Make an exact transcription of the material, leaving out all images.

## Start Data provided

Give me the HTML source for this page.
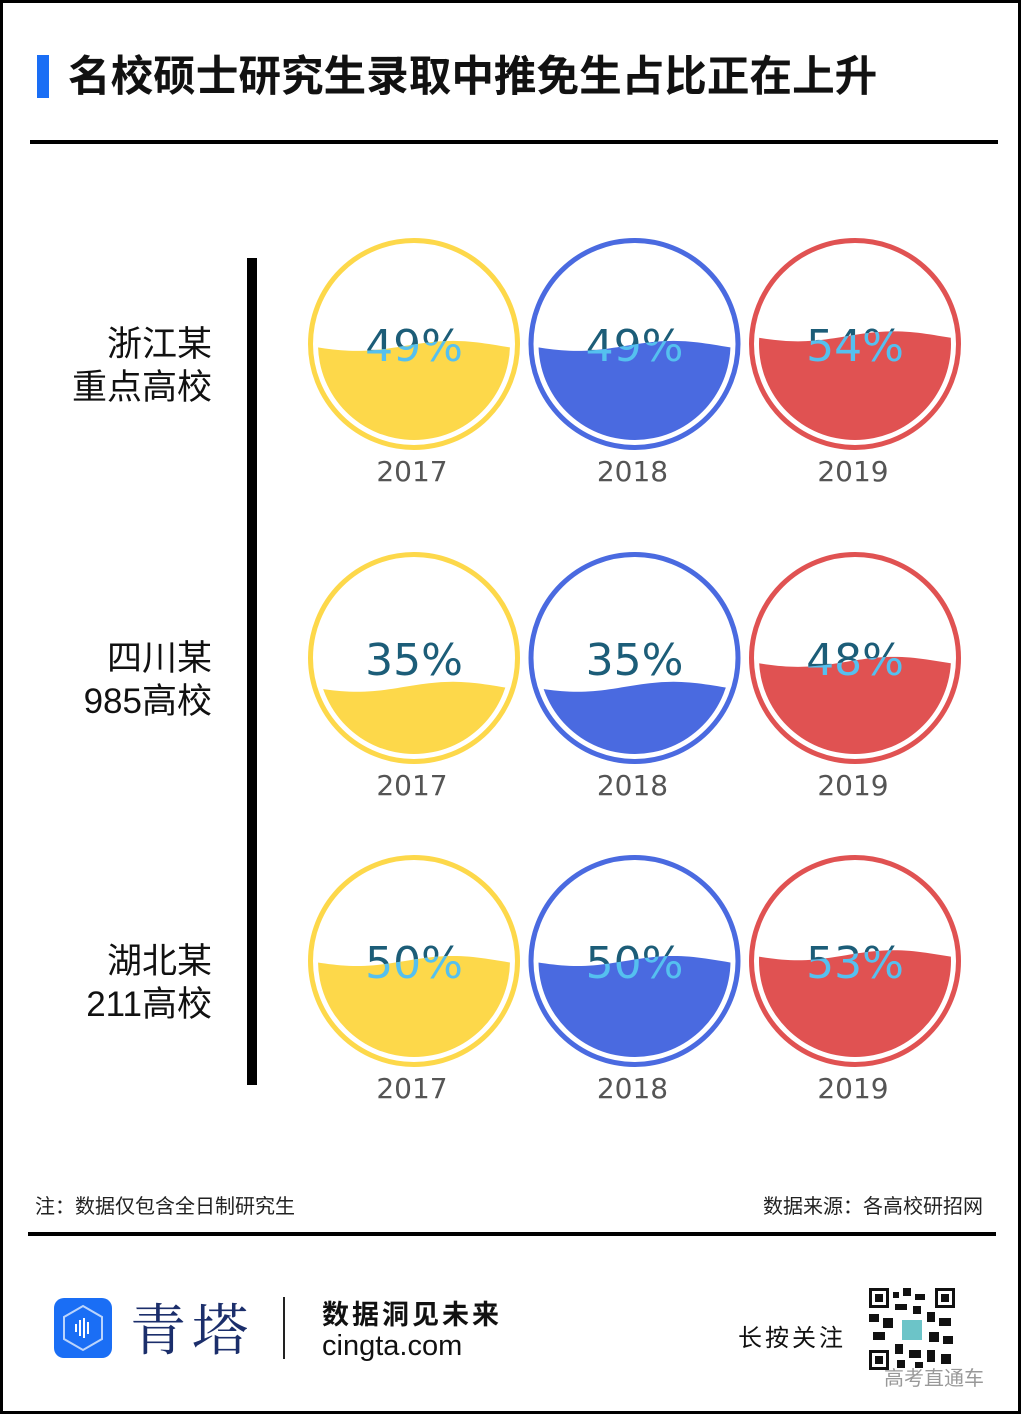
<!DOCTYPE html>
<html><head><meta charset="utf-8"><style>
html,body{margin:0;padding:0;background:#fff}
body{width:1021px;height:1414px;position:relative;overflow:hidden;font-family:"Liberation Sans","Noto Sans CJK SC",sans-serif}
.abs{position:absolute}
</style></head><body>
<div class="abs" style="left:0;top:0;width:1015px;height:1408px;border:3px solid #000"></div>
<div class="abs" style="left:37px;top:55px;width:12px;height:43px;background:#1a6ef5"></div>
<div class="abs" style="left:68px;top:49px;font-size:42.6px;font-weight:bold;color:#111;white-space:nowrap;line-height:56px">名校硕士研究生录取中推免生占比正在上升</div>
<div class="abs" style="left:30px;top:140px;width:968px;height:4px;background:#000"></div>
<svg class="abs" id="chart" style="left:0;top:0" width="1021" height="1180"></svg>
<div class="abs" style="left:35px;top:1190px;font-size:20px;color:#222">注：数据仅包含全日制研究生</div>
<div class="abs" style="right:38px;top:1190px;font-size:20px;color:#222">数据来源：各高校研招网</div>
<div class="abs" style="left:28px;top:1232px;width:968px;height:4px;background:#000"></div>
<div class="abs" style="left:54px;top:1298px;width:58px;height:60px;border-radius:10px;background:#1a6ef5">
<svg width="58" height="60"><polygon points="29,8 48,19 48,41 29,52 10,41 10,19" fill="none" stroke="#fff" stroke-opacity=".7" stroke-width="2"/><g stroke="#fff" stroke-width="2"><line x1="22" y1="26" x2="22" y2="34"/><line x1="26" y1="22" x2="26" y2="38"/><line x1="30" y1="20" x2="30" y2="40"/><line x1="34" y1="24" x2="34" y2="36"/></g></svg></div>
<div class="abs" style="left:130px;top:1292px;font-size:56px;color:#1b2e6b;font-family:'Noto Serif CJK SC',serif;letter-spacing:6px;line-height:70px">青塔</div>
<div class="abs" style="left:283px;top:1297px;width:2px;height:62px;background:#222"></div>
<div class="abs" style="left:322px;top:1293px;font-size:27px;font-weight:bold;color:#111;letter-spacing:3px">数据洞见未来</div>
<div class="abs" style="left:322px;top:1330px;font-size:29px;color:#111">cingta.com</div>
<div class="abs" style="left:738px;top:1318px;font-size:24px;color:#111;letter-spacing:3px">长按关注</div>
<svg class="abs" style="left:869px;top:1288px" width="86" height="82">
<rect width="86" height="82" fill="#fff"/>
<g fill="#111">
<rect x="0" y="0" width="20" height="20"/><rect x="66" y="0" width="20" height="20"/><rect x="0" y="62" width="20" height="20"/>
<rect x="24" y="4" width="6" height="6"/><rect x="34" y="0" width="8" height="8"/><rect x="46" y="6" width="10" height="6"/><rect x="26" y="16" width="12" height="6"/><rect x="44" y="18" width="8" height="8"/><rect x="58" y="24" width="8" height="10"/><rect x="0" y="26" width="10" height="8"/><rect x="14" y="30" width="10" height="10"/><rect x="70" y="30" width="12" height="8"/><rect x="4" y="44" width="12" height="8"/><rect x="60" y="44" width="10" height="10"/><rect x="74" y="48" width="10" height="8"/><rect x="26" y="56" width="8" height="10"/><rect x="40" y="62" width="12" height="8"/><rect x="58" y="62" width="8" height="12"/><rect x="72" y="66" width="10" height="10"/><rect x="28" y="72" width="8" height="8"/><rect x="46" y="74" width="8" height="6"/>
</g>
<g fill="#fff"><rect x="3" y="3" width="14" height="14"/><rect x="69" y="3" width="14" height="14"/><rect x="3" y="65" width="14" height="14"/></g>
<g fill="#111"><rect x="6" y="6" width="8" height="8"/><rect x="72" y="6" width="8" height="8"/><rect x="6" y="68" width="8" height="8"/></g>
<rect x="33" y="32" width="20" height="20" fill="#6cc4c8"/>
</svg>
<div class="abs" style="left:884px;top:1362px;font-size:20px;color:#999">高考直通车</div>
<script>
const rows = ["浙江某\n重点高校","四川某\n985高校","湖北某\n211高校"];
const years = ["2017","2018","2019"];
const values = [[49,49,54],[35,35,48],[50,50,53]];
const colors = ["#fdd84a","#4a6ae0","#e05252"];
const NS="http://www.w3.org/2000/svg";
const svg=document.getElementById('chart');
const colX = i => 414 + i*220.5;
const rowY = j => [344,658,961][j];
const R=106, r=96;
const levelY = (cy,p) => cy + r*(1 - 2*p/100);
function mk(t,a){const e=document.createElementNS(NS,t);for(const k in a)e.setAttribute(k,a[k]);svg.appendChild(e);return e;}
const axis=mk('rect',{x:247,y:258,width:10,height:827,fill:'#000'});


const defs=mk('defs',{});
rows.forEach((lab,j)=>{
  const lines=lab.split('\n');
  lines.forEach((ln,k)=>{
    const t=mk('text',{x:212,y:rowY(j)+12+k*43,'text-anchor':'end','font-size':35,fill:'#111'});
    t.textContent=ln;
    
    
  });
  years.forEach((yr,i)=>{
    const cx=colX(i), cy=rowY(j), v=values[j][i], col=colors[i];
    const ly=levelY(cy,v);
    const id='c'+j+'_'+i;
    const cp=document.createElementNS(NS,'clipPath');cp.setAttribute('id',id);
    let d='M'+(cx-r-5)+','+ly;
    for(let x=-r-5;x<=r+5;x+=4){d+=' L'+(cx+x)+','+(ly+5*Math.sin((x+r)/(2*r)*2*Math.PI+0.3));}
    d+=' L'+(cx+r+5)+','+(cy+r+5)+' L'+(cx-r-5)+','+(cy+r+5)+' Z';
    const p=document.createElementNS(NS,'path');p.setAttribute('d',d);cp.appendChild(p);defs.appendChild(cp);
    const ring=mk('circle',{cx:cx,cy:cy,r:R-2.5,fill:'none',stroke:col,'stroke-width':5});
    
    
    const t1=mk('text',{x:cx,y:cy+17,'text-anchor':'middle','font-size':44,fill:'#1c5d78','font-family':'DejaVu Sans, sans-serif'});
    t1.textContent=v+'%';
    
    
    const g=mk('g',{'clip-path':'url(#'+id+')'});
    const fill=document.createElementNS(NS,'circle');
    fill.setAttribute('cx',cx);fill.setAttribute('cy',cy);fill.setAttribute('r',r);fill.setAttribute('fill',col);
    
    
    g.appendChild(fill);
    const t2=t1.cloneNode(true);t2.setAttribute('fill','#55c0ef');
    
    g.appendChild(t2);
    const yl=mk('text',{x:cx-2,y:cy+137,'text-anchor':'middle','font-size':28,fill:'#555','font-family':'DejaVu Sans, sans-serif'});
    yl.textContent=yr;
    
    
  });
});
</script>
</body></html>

## End Data provided

** The answer **
Give me the HTML source for this page.
<!DOCTYPE html>
<html><head><meta charset="utf-8"><style>
html,body{margin:0;padding:0;background:#fff}
body{width:1021px;height:1414px;position:relative;overflow:hidden;font-family:"Liberation Sans","Noto Sans CJK SC",sans-serif}
.abs{position:absolute}
</style></head><body>
<div class="abs" style="left:0;top:0;width:1015px;height:1408px;border:3px solid #000"></div>
<div class="abs" style="left:37px;top:55px;width:12px;height:43px;background:#1a6ef5"></div>
<div class="abs" style="left:68px;top:49px;font-size:42.6px;font-weight:bold;color:#111;white-space:nowrap;line-height:56px">名校硕士研究生录取中推免生占比正在上升</div>
<div class="abs" style="left:30px;top:140px;width:968px;height:4px;background:#000"></div>
<svg class="abs" id="chart" style="left:0;top:0" width="1021" height="1180"></svg>
<div class="abs" style="left:35px;top:1190px;font-size:20px;color:#222">注：数据仅包含全日制研究生</div>
<div class="abs" style="right:38px;top:1190px;font-size:20px;color:#222">数据来源：各高校研招网</div>
<div class="abs" style="left:28px;top:1232px;width:968px;height:4px;background:#000"></div>
<div class="abs" style="left:54px;top:1298px;width:58px;height:60px;border-radius:10px;background:#1a6ef5">
<svg width="58" height="60"><polygon points="29,8 48,19 48,41 29,52 10,41 10,19" fill="none" stroke="#fff" stroke-opacity=".7" stroke-width="2"/><g stroke="#fff" stroke-width="2"><line x1="22" y1="26" x2="22" y2="34"/><line x1="26" y1="22" x2="26" y2="38"/><line x1="30" y1="20" x2="30" y2="40"/><line x1="34" y1="24" x2="34" y2="36"/></g></svg></div>
<div class="abs" style="left:130px;top:1292px;font-size:56px;color:#1b2e6b;font-family:'Noto Serif CJK SC',serif;letter-spacing:6px;line-height:70px">青塔</div>
<div class="abs" style="left:283px;top:1297px;width:2px;height:62px;background:#222"></div>
<div class="abs" style="left:322px;top:1293px;font-size:27px;font-weight:bold;color:#111;letter-spacing:3px">数据洞见未来</div>
<div class="abs" style="left:322px;top:1330px;font-size:29px;color:#111">cingta.com</div>
<div class="abs" style="left:738px;top:1318px;font-size:24px;color:#111;letter-spacing:3px">长按关注</div>
<svg class="abs" style="left:869px;top:1288px" width="86" height="82">
<rect width="86" height="82" fill="#fff"/>
<g fill="#111">
<rect x="0" y="0" width="20" height="20"/><rect x="66" y="0" width="20" height="20"/><rect x="0" y="62" width="20" height="20"/>
<rect x="24" y="4" width="6" height="6"/><rect x="34" y="0" width="8" height="8"/><rect x="46" y="6" width="10" height="6"/><rect x="26" y="16" width="12" height="6"/><rect x="44" y="18" width="8" height="8"/><rect x="58" y="24" width="8" height="10"/><rect x="0" y="26" width="10" height="8"/><rect x="14" y="30" width="10" height="10"/><rect x="70" y="30" width="12" height="8"/><rect x="4" y="44" width="12" height="8"/><rect x="60" y="44" width="10" height="10"/><rect x="74" y="48" width="10" height="8"/><rect x="26" y="56" width="8" height="10"/><rect x="40" y="62" width="12" height="8"/><rect x="58" y="62" width="8" height="12"/><rect x="72" y="66" width="10" height="10"/><rect x="28" y="72" width="8" height="8"/><rect x="46" y="74" width="8" height="6"/>
</g>
<g fill="#fff"><rect x="3" y="3" width="14" height="14"/><rect x="69" y="3" width="14" height="14"/><rect x="3" y="65" width="14" height="14"/></g>
<g fill="#111"><rect x="6" y="6" width="8" height="8"/><rect x="72" y="6" width="8" height="8"/><rect x="6" y="68" width="8" height="8"/></g>
<rect x="33" y="32" width="20" height="20" fill="#6cc4c8"/>
</svg>
<div class="abs" style="left:884px;top:1362px;font-size:20px;color:#999">高考直通车</div>
<script>
const rows = ["浙江某\n重点高校","四川某\n985高校","湖北某\n211高校"];
const years = ["2017","2018","2019"];
const values = [[49,49,54],[35,35,48],[50,50,53]];
const colors = ["#fdd84a","#4a6ae0","#e05252"];
const NS="http://www.w3.org/2000/svg";
const svg=document.getElementById('chart');
const colX = i => 414 + i*220.5;
const rowY = j => [344,658,961][j];
const R=106, r=96;
const levelY = (cy,p) => cy + r*(1 - 2*p/100);
function mk(t,a){const e=document.createElementNS(NS,t);for(const k in a)e.setAttribute(k,a[k]);svg.appendChild(e);return e;}
const axis=mk('rect',{x:247,y:258,width:10,height:827,fill:'#000'});


const defs=mk('defs',{});
rows.forEach((lab,j)=>{
  const lines=lab.split('\n');
  lines.forEach((ln,k)=>{
    const t=mk('text',{x:212,y:rowY(j)+12+k*43,'text-anchor':'end','font-size':35,fill:'#111'});
    t.textContent=ln;
    
    
  });
  years.forEach((yr,i)=>{
    const cx=colX(i), cy=rowY(j), v=values[j][i], col=colors[i];
    const ly=levelY(cy,v);
    const id='c'+j+'_'+i;
    const cp=document.createElementNS(NS,'clipPath');cp.setAttribute('id',id);
    let d='M'+(cx-r-5)+','+ly;
    for(let x=-r-5;x<=r+5;x+=4){d+=' L'+(cx+x)+','+(ly+5*Math.sin((x+r)/(2*r)*2*Math.PI+0.3));}
    d+=' L'+(cx+r+5)+','+(cy+r+5)+' L'+(cx-r-5)+','+(cy+r+5)+' Z';
    const p=document.createElementNS(NS,'path');p.setAttribute('d',d);cp.appendChild(p);defs.appendChild(cp);
    const ring=mk('circle',{cx:cx,cy:cy,r:R-2.5,fill:'none',stroke:col,'stroke-width':5});
    
    
    const t1=mk('text',{x:cx,y:cy+17,'text-anchor':'middle','font-size':44,fill:'#1c5d78','font-family':'DejaVu Sans, sans-serif'});
    t1.textContent=v+'%';
    
    
    const g=mk('g',{'clip-path':'url(#'+id+')'});
    const fill=document.createElementNS(NS,'circle');
    fill.setAttribute('cx',cx);fill.setAttribute('cy',cy);fill.setAttribute('r',r);fill.setAttribute('fill',col);
    
    
    g.appendChild(fill);
    const t2=t1.cloneNode(true);t2.setAttribute('fill','#55c0ef');
    
    g.appendChild(t2);
    const yl=mk('text',{x:cx-2,y:cy+137,'text-anchor':'middle','font-size':28,fill:'#555','font-family':'DejaVu Sans, sans-serif'});
    yl.textContent=yr;
    
    
  });
});
</script>
</body></html>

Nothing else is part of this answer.